= John Frederick Perkins =

British entomologist (1910–1983)

John Frederick Perkins FRES (5 May 1910 – 14 May 1983) was an English entomologist. He was born in Paignton, Devon, the son of Zoë Lucy Sherrard Alatau and Robert Cyril Layton Perkins, also a hymenopterist. He was first educated at Newton College (Devon) and graduated with a First class Honours degree from the Imperial College of Science and Technology in 1932. In 1933, he was appointed an Assistant Keeper in the Department of Entomology British Museum (Natural History) where he specialised in Hymenoptera.

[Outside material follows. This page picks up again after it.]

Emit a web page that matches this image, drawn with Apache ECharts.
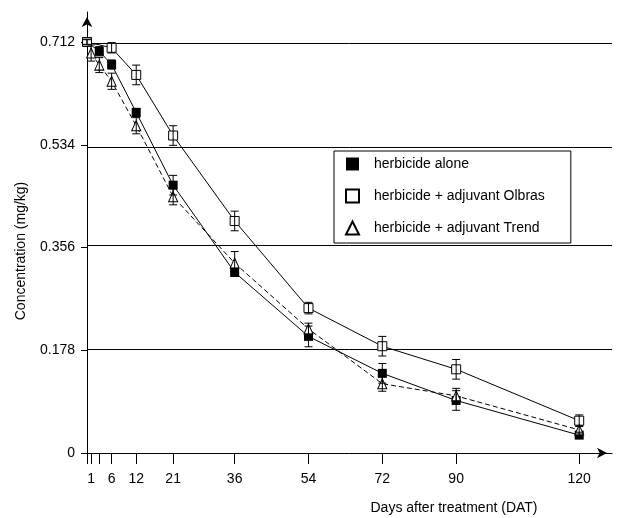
<!DOCTYPE html>
<html lang="en">
<head>
    <meta charset="UTF-8">
    <title>Concentration</title>
    <script src="https://cdn.jsdelivr.net/npm/echarts@6/dist/echarts.min.js"></script>
    <style>
        body { margin: 0; background: #fff; }
        #main { width: 620px; height: 518px; }
    </style>
</head>
<body>
<div id="main"></div>
<script type="text/javascript">
    var font = 'Liberation Sans, Arial, sans-serif';

    // days after treatment
    var daysAlone = [0, 3, 6, 12, 21, 36, 54, 72, 90, 120];
    var alone = [0.712, 0.696, 0.673, 0.590, 0.464, 0.313, 0.202, 0.138, 0.091, 0.031];
    var aloneErr = [0.004, 0.008, 0.008, 0.007, 0.017, 0.007, 0.018, 0.017, 0.017, 0.005];

    var daysOlbras = [0, 6, 12, 21, 36, 54, 72, 90, 120];
    var olbras = [0.712, 0.702, 0.655, 0.550, 0.402, 0.251, 0.185, 0.145, 0.056];
    var olbrasErr = [0.005, 0.009, 0.017, 0.017, 0.017, 0.010, 0.017, 0.017, 0.010];

    var daysTrend = [1, 3, 6, 12, 21, 36, 54, 72, 90, 120];
    var trend = [0.693, 0.672, 0.644, 0.567, 0.444, 0.329, 0.215, 0.120, 0.099, 0.040];
    var trendErr = [0.014, 0.013, 0.014, 0.014, 0.014, 0.020, 0.010, 0.013, 0.013, 0.007];

    var xTicks = [0, 1, 3, 6, 12, 21, 36, 54, 72, 90, 120];
    var xLabels = [1, 6, 12, 21, 36, 54, 72, 90, 120];
    var yTicks = [0, 0.178, 0.356, 0.534, 0.712];
    var gridLevels = [0.178, 0.356, 0.534, 0.712];

    var names = ['herbicide alone', 'herbicide + adjuvant Olbras', 'herbicide + adjuvant Trend'];

    function pairs(xs, ys) {
        return xs.map(function (x, i) { return [x, ys[i]]; });
    }
    function errData(xs, ys, es) {
        return xs.map(function (x, i) { return [x, ys[i], es[i]]; });
    }

    function renderErr(params, api) {
        var x = api.value(0), y = api.value(1), e = api.value(2);
        var lo = api.coord([x, y - e]);
        var hi = api.coord([x, y + e]);
        var w = 4;
        var st = {stroke: '#000', lineWidth: 1};
        return {
            type: 'group',
            children: [
                {type: 'line', shape: {x1: lo[0], y1: lo[1], x2: hi[0], y2: hi[1]}, style: st},
                {type: 'line', shape: {x1: lo[0] - w, y1: lo[1], x2: lo[0] + w, y2: lo[1]}, style: st},
                {type: 'line', shape: {x1: hi[0] - w, y1: hi[1], x2: hi[0] + w, y2: hi[1]}, style: st}
            ]
        };
    }

    var myChart = echarts.init(document.getElementById('main'), null, {renderer: 'canvas'});

    var option = {
        animation: false,
        backgroundColor: '#fff',
        textStyle: {fontFamily: font},
        grid: {left: 87, right: 8, top: 12, bottom: 65},
        legend: {
            orient: 'vertical',
            left: 334,
            top: 151,
            padding: [5, 26, 7, 11],
            itemWidth: 13,
            itemHeight: 13,
            itemGap: 16,
            borderColor: '#000',
            borderWidth: 1,
            backgroundColor: '#fff',
            textStyle: {fontSize: 14, color: '#000', fontFamily: font, lineHeight: 16, padding: [0, 0, 0, 10]},
            data: [
                {name: names[0], icon: 'rect'},
                {name: names[1], icon: 'rect'},
                {name: names[2], icon: 'triangle'}
            ]
        },
        xAxis: {
            type: 'value',
            min: 0,
            max: 128,
            axisLine: {show: true, onZero: false, lineStyle: {color: '#000', width: 1},
                symbol: ['none', 'arrow'], symbolSize: [8, 10], symbolOffset: [0, -5]},
            axisTick: {show: true, customValues: xTicks, length: 11, lineStyle: {color: '#000'}},
            axisLabel: {customValues: xLabels, color: '#000', fontSize: 14, fontFamily: font, margin: 19},
            splitLine: {show: false}
        },
        yAxis: {
            type: 'value',
            min: 0,
            max: 0.764,
            axisLine: {show: true, onZero: false, lineStyle: {color: '#000', width: 1},
                symbol: ['none', 'arrow'], symbolSize: [8, 10], symbolOffset: [0, -5]},
            axisTick: {show: true, customValues: yTicks, length: 6, lineStyle: {color: '#000'}},
            axisLabel: {customValues: yTicks, color: '#000', fontSize: 14, fontFamily: font, margin: 12},
            splitLine: {show: false}
        },
        graphic: [
            {
                type: 'text', x: 21, y: 251, rotation: Math.PI / 2,
                style: {text: 'Concentration (mg/kg)', fontSize: 14, fontFamily: font, fill: '#000',
                    align: 'center', verticalAlign: 'middle'}
            },
            {
                type: 'text', x: 454, y: 508,
                style: {text: 'Days after treatment (DAT)', fontSize: 14, fontFamily: font, fill: '#000',
                    align: 'center', verticalAlign: 'middle'}
            }
        ],
        series: [
            {
                name: names[0],
                type: 'line',
                data: pairs(daysAlone, alone),
                symbol: 'rect',
                symbolSize: 9,
                showAllSymbol: true,
                lineStyle: {color: '#000', width: 1},
                itemStyle: {color: '#000', borderColor: '#000', borderWidth: 0},
                z: 3,
                markLine: {
                    silent: true,
                    symbol: 'none',
                    label: {show: false},
                    lineStyle: {color: '#000', width: 1, type: 'solid'},
                    data: gridLevels.map(function (v) { return {yAxis: v}; }),
                    z: 1
                }
            },
            {
                name: names[1],
                type: 'line',
                data: pairs(daysOlbras, olbras),
                symbol: 'rect',
                symbolSize: 9,
                showAllSymbol: true,
                lineStyle: {color: '#000', width: 1},
                itemStyle: {color: '#fff', borderColor: '#000', borderWidth: 1},
                z: 3
            },
            {
                name: names[2],
                type: 'line',
                data: pairs(daysTrend, trend),
                symbol: 'triangle',
                symbolSize: [9, 10],
                showAllSymbol: true,
                lineStyle: {color: '#000', width: 1, type: [5, 3]},
                itemStyle: {color: '#fff', borderColor: '#000', borderWidth: 1},
                z: 3
            },
            {type: 'custom', renderItem: renderErr, data: errData(daysAlone, alone, aloneErr), z: 5, silent: true},
            {type: 'custom', renderItem: renderErr, data: errData(daysOlbras, olbras, olbrasErr), z: 5, silent: true},
            {type: 'custom', renderItem: renderErr, data: errData(daysTrend, trend, trendErr), z: 5, silent: true}
        ]
    };

    myChart.setOption(option);
</script>
</body>
</html>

He was a Fellow of the Royal Entomological Society.

==Works==
Partial list
- 1959 Ichneumonidae, key to subfamilies and Ichneumoninae 1. Handbk Ident. Br. Insects 7 (Part 2ai), 1–116. Royal Entomological Society.
- 1960 Hymenoptera: Ichneumonoidea: Ichneumonidae, subfamilies Ichneumoninae 2, Alomyinae, Agriotypinae and Lycorininae. Handbk Ident. Br. Insects 7 (Part 2aii), 1–96. Royal Entomological Society.
- 1962 Perkins, J.F. 1962. On the type species of Förster's genera (Hymenoptera: Ichneumonidae). Bulletin of the British Museum (Natural History). 11:385-483.
- 1976. Hymenoptera Bethyloidea. Handbooks for the Identification of British Insects 6 (3a), 1–38. Royal Entomological Society.